YOUR TASK => Copy all lines in which the word "with" can be found.

### INFORMATION SHOWN ###

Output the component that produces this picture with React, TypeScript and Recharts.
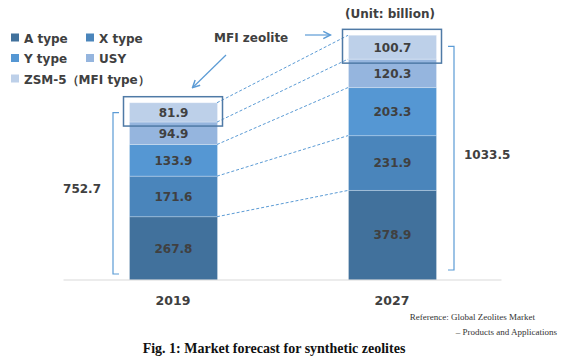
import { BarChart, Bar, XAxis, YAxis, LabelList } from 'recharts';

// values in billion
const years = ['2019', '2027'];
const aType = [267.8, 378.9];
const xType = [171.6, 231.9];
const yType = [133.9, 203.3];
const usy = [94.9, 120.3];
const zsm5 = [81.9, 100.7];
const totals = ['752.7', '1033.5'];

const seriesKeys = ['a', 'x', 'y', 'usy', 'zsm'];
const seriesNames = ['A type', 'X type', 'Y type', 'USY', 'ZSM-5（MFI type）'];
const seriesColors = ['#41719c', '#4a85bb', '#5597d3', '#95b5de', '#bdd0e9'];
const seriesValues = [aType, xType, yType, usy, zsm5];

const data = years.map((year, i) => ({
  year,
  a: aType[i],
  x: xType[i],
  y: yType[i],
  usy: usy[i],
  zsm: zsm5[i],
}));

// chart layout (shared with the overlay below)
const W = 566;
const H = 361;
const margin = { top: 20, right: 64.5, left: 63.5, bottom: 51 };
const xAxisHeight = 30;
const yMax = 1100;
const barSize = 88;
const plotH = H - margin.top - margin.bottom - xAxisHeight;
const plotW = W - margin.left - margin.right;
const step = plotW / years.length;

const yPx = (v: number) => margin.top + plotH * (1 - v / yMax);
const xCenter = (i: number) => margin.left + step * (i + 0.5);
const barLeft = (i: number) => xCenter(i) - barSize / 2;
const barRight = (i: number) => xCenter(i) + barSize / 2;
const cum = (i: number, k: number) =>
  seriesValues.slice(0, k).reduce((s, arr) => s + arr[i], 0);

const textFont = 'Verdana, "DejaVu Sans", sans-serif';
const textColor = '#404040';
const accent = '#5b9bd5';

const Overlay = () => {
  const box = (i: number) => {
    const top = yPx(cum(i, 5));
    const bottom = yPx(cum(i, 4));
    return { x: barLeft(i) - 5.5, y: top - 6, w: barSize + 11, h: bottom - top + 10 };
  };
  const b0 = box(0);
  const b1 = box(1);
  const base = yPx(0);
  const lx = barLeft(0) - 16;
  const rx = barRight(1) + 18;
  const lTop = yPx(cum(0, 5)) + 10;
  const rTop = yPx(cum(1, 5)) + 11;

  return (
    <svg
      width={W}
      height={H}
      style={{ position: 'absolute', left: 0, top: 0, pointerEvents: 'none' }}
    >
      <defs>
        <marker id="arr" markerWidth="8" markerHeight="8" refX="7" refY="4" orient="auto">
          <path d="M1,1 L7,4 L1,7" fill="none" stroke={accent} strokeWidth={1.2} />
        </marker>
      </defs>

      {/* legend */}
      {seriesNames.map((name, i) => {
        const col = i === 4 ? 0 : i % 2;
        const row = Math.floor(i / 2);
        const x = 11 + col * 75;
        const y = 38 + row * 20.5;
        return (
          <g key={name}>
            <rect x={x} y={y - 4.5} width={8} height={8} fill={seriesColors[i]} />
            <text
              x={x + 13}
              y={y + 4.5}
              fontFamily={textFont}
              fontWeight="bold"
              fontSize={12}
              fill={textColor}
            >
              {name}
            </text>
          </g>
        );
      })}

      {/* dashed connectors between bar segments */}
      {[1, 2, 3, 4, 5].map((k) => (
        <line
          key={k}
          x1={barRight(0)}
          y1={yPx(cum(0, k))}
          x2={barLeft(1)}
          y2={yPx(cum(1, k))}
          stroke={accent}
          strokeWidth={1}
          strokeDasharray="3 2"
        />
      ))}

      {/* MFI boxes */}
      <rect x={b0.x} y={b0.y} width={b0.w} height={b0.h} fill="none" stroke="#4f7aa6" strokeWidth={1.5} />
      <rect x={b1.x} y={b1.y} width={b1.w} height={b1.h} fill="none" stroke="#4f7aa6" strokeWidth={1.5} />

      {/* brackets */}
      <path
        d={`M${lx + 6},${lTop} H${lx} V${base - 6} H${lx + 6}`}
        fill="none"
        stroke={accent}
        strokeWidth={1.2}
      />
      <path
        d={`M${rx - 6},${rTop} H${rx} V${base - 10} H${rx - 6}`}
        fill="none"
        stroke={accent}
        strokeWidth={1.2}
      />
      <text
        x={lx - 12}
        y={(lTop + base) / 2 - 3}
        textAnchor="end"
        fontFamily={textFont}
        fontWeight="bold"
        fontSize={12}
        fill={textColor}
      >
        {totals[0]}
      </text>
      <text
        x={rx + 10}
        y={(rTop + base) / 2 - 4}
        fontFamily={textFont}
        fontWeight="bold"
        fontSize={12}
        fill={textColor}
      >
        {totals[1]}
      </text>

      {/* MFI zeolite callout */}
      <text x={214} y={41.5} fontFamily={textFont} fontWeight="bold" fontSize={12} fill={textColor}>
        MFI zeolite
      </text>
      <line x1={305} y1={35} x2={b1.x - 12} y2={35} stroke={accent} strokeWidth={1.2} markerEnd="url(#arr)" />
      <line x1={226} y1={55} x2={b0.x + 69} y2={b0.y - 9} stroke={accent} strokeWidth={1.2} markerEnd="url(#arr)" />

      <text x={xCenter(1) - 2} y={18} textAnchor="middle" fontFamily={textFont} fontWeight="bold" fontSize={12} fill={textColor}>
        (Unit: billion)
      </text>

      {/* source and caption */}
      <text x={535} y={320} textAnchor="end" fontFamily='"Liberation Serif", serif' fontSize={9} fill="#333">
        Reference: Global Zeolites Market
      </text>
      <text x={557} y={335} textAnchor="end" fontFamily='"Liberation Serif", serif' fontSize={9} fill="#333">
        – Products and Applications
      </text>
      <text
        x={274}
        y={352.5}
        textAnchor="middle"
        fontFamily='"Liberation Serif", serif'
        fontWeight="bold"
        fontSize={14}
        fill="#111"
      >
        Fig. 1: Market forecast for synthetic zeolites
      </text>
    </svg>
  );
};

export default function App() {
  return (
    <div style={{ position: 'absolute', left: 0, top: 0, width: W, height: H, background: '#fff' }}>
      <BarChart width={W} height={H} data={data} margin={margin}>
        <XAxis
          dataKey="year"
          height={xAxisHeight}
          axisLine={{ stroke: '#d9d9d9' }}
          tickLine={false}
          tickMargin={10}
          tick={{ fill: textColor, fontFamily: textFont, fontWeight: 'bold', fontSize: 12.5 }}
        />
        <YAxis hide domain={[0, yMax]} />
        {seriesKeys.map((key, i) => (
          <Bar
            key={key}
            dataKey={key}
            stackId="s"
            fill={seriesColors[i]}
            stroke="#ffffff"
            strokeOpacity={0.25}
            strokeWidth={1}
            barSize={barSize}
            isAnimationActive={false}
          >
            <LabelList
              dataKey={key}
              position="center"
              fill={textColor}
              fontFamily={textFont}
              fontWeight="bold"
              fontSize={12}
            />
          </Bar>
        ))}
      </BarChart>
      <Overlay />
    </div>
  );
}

###
### INFORMATION SHOWN ###

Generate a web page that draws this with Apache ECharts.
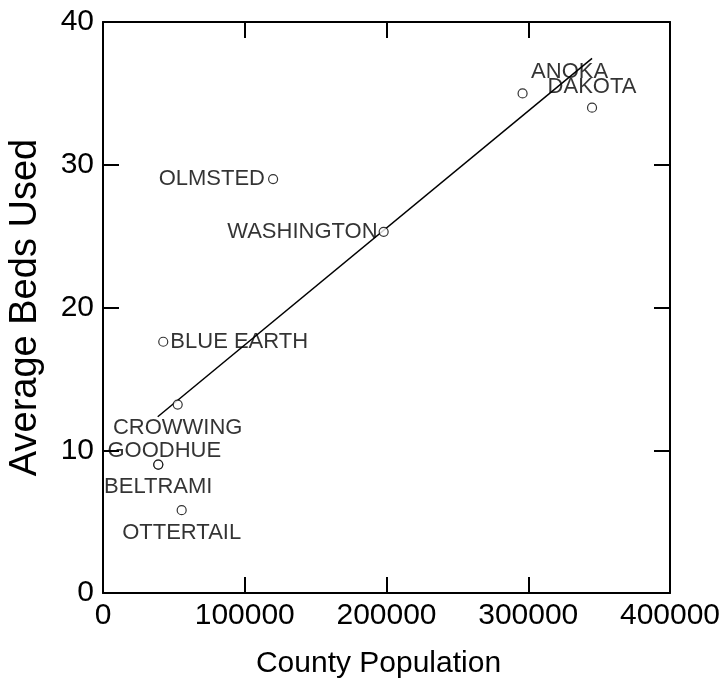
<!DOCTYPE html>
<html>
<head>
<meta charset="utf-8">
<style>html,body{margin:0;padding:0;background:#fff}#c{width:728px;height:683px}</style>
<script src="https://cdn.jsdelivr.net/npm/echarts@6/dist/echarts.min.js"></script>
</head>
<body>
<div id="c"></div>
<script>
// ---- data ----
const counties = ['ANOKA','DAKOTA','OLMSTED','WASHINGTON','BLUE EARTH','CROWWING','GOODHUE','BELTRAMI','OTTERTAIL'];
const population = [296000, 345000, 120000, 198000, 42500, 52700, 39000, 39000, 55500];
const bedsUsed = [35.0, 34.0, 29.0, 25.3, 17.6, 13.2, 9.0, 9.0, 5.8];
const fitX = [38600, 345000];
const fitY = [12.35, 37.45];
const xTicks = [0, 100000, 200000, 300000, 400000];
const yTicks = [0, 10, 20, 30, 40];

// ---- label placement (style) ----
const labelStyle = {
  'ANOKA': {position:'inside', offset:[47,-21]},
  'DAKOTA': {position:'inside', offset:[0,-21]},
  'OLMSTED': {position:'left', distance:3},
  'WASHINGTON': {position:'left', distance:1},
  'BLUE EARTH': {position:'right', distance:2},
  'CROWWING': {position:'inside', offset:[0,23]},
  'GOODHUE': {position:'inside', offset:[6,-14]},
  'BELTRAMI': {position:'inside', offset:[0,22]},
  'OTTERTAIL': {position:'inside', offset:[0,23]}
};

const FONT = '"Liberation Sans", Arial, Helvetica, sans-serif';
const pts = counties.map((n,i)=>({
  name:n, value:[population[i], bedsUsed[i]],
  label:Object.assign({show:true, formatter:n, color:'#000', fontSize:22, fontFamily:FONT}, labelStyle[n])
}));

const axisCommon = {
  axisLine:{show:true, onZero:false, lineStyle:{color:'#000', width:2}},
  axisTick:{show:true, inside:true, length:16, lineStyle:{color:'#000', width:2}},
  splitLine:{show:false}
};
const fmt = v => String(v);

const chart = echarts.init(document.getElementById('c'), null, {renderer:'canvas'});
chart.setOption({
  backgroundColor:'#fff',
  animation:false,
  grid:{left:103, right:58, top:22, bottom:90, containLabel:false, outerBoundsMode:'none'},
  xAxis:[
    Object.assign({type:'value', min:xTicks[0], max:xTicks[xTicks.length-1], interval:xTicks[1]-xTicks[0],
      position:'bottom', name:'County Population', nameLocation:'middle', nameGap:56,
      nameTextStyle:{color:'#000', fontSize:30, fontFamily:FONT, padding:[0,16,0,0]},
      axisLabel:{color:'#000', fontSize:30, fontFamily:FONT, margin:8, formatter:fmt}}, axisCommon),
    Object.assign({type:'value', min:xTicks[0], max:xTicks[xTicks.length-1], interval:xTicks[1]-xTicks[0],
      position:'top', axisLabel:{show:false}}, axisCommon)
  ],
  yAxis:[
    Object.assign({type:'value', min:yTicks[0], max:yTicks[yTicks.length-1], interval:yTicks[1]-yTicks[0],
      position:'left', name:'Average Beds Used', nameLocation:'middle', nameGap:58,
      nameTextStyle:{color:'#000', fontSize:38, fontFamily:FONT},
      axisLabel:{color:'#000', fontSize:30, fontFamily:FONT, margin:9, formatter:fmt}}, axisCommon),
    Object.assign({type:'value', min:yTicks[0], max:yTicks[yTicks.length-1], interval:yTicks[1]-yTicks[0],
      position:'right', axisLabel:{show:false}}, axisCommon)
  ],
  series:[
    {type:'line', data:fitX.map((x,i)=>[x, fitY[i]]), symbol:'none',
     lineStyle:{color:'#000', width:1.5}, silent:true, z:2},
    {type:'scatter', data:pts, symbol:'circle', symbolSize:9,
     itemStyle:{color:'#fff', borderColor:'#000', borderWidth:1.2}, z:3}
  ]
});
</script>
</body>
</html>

###

EXPECTED ANSWER =>
Output the component that produces this picture with React, TypeScript and Recharts.
// chart layout (shared with the overlay below)
Generate a web page that draws this with Apache ECharts.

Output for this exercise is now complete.